Business models, types of mining, and mass adoption of ideas can be some of these factors. But one of the most valuable is it’s a kind of consensus. Consensus is a way a decentralized trust system works, helping everybody put their trust in the blockchain as a whole.
There are several advantages in the consensus mechanism. The traditional blockchain relies on PoW (Proof of Work). To reduce the mining costs and to increase the speed in the blockchain the PoS (Proof of Stake) was introduced later. The Delegated Proof of Stake (DPoS) consensus algorithm is considered as a more efficient and democratic version of the preceding PoS mechanism.

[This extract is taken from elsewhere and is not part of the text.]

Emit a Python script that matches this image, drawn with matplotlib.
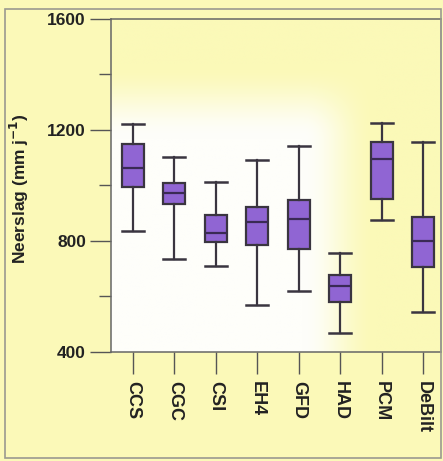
import numpy as np
import matplotlib
matplotlib.use('Agg')
import matplotlib.pyplot as plt
from matplotlib.patches import Rectangle
from matplotlib.ticker import MultipleLocator

# ================= 1. 数据 =================
models = ['CCS', 'CGC', 'CSI', 'EH4', 'GFD', 'HAD', 'PCM', 'DeBilt']
whislo = [837, 734, 711, 569, 620, 469, 877, 544]
q1     = [993, 933, 795, 787, 771, 579, 950, 706]
med    = [1062, 972, 828, 870, 878, 638, 1095, 801]
q3     = [1150, 1008, 894, 922, 946, 677, 1158, 888]
whishi = [1222, 1102, 1013, 1091, 1144, 755, 1226, 1158]

yticks = [400, 800, 1200, 1600]

plt.rcParams['font.family'] = ['Liberation Sans', 'DejaVu Sans']
plt.rcParams['font.weight'] = 'bold'

yellow = np.array([251, 249, 184]) / 255.0
white = np.array([254, 254, 250]) / 255.0

fig = plt.figure(figsize=(4.43, 4.61), dpi=100)
fig.patch.set_facecolor(yellow)
ax = fig.add_axes([111 / 443, 109 / 461, 330 / 443, 333 / 461])

# ================= 2. 背景渐变 (中间偏白) =================
def smooth(t):
    t = np.clip(t, 0, 1)
    return t * t * (3 - 2 * t)

gx, gy = np.meshgrid(np.linspace(0, 1, 300), np.linspace(0, 1, 300))
sx = 1 - smooth((gx - 0.58) / 0.22)
sy = 1 - smooth((gy - 0.64) / 0.22)
w = sx * sy
img = yellow[None, None, :] * (1 - w[..., None]) + white[None, None, :] * w[..., None]
ax.imshow(img, extent=(0, 1, 0, 1), origin='lower', transform=ax.transAxes,
          aspect='auto', zorder=0, interpolation='bilinear')

# ================= 3. 箱线图 =================
stats = []
for i, name in enumerate(models):
    stats.append({'label': name, 'whislo': whislo[i], 'q1': q1[i], 'med': med[i],
                  'q3': q3[i], 'whishi': whishi[i], 'fliers': []})

positions = np.arange(1, len(models) + 1)
edge = '#3a3540'
ax.bxp(stats, positions=positions, widths=0.53, capwidths=0.53, patch_artist=True,
       showfliers=False,
       boxprops=dict(facecolor='#9065d3', edgecolor=edge, linewidth=1.6),
       medianprops=dict(color='#3a2a55', linewidth=1.6),
       whiskerprops=dict(color=edge, linewidth=1.6),
       capprops=dict(color=edge, linewidth=1.8),
       zorder=3)

ax.set_xlim(0.47, 8.43)
ax.set_ylim(400, 1600)
ax.set_yticks(yticks)
ax.yaxis.set_minor_locator(MultipleLocator(200))
ax.set_xticks(positions)
ax.set_xticklabels(models, rotation=270, fontsize=13, fontweight='bold')
ax.tick_params(axis='y', which='major', length=15, width=1.0, colors='#555555',
               labelcolor='#222222', labelsize=12.5, pad=3)
ax.tick_params(axis='y', which='minor', length=9, width=1.0, colors='#555555')
ax.tick_params(axis='x', length=16, width=1.0, colors='#555555', labelcolor='#222222', pad=5)
for lab in ax.get_yticklabels():
    lab.set_fontweight('bold')

for s in ax.spines.values():
    s.set_color('#666666')
    s.set_linewidth(1.1)
ax.spines['right'].set_color('#888888')

ax.set_ylabel('Neerslag (mm j$^{\\mathbf{-1}}$)', fontsize=12.5, fontweight='bold',
              color='#222222')
ax.yaxis.set_label_coords(-0.243, 0.49)

# 外框
fig.patches.append(Rectangle((5 / 443, 3 / 461), 436 / 443, 449 / 461, transform=fig.transFigure,
                             fill=False, edgecolor='#9a9a90', linewidth=1.2))

fig.savefig('out.png', dpi=100, facecolor=fig.get_facecolor())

The Proof of Work algorithm makes use of a large amount of computational work to secure an immutable, decentralized, and transparent distributed ledger. Conversely, PoS and DPoS require fewer resources and are, by design, faster and more sustainable.
In terms of performance, DPoS blockchains are more scalable, being able to process more transactions per second (TPS) compared to PoW and PoS.
A DPoS-based blockchain includes a voting system where stakeholders outsource their work to a third-party. In other words, they’re able to vote for a few delegates that will secure the network on their behalf.
The delegates may also be referred to as witnesses, and they’re responsible for achieving consensus during the generation and validation of new blocks. The voting power is proportional to the number of coins each user holds. Usually, the rewards collected by the delegates are proportionally shared with each elector.
The DPoS algorithm creates a voting system that’s directly dependent on the delegates’ reputation. If an elected node misbehaves or does not work efficiently, it will be quickly expelled and replaced by another one.
The voting system can also be effectively used for any decisions on project development. Thus, any decision affecting the coin future can be voted on by the representatives, which represents the interests of the majority of stakeholders. Voting within the DPoS blockchain can also be used for any form of development and improvement.
Like in real life, delegates vote for their representatives, who are also called validators. These voters elect their representatives into the House of Representatives. But in a DPoS blockchain, delegators delegate the voter to the verifier. Validators then validate the block and make major decisions in the blockchain. Thus, the DPoS blockchain implements a real solution for a democratic voting system that results in a true consensus.
One of the interesting use cases for using the voting system is the token/coin creation, which offers some changes in the important parameters of “tokenomics.” Listing a token on an exchange is a difficult moment for any post-ICO project. The price of the token often falls fast due to an extreme supply peak from the earlier investors and advisors who wish to sell their assets at the first opportunity and also due to the lack of new demand from the new supporters.
To manage these spikes, the community can vote for a gradual token release schedule, which will not negatively impact the price. The voting mechanism is crucial for achieving a general consensus on any sensitive topics regarding the blockchain project.
The fast development of the DPoS consensus mechanism opens a whole new world of opportunities for new projects. DPoS blockchains will become more popular due to their flexibility, speed, reliability, and the native voting mechanism. The voting mechanics allow blockchain to adopt technology changes quickly while protecting the interests of stakeholders. Essentially, DPoS introduces real democracy into the crypto world.